Kalkınmak ve müreffeh bir hayat yaşamak için ayırdığı evlatlarını, enerjisini, emeğini ve kaynaklarını haklı mücadelenin doğası gereği ve büyük bir fedakarlıkla terörle mücadelede harcanmasına izin vermiştir. Ne kadar iftihar edilse azdır. Çok şükür bugün özellikle diplomatlarımızı hedef alan ASALA terörü yoktur. Yıllar önce küresel güç çatışmalarının boşluğundan doğan ve binlerce insanımızın hayatına kasteden PKK terörü yok denecek kadar azalmıştır. Sığındığı komşu coğrafyalarda her geçen gün yeni bir darbe ile hareket edemez hale gelmiştir. Kısaca, bölücü terör örgütünün geride kalan yıllar içinde verilen kahramanca mücadele sonucunda sönüşe geçtiği bir dönemdeyiz.

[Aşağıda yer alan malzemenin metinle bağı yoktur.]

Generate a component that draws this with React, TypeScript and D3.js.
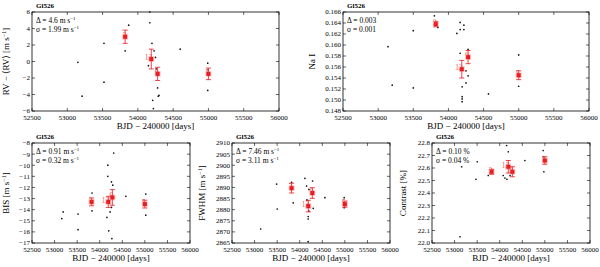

Küresel güçlerin bölgedeki emellerine hizmet etmekten başka bir misyonunun kalmadığı ortadadır. Geçmişte yaşanan örneklerde olduğu gibi vekalet hizmeti bitince ortada bırakılmaları veya bir bahane ile toptan imha edilmeleri de bunların kaçınılmaz akıbeti olacaktır. Adına DEAŞ denilen yapıyı kimin doğurduğu, kimlerin kucağında büyüdüğü, hangi hizmeti yaptığı ve sonunda efendileri tarafından aylarca nasıl bombardımana ve kimyasal saldırıya tabi tutulup yok edildikleri birkaç yıl öncenin gerçekleridir. Bu açıdan şanı, şerefi, tarihi ve vicdanı çok büyük olan Türk milleti kaçınılmaz son vuku bulmadan ülkemize her türlü kötülüğü yapmış ve yapmak amacıyla pusuda bekleyen terör örgütüne ve bütün teröristlere bir kapı açmış bulunmaktadır.
Geliniz, silahlarınızı öldürülmeden önce siz kendi iradenizle bırakınız. Pişman olduğunuzu, bu mücadelenin asla sonuç vermeyeceğini açıklayınız. Binlerce insanımıza yaşattığınız acılardan duyduğunuz pişmanlığı duyurunuz. Küresel güçlerin hizmetinde bölgesel aktörler olmaya bir son veriniz. Aziz milletimizin sizler için reva göreceği akıbete teslim olunuz.
Son olarak diyeceğim odur ki, DEM heyeti ile İmralı arasındaki görüşmelerin terörsüz Türkiye’ye önşartsız destek olması ve beklenen çağrının bir an evvel açıklanması samimi dileğimdir. Ne Mutlu Türk’üm Diyene. Ne mutlu terörsüz Türkiye’nin gün doğumuna. Sözlerime son verirken hepinizi saygılarımla selamlıyor, başarılarla dolu bir hafta geçirmenizi temenni ediyorum.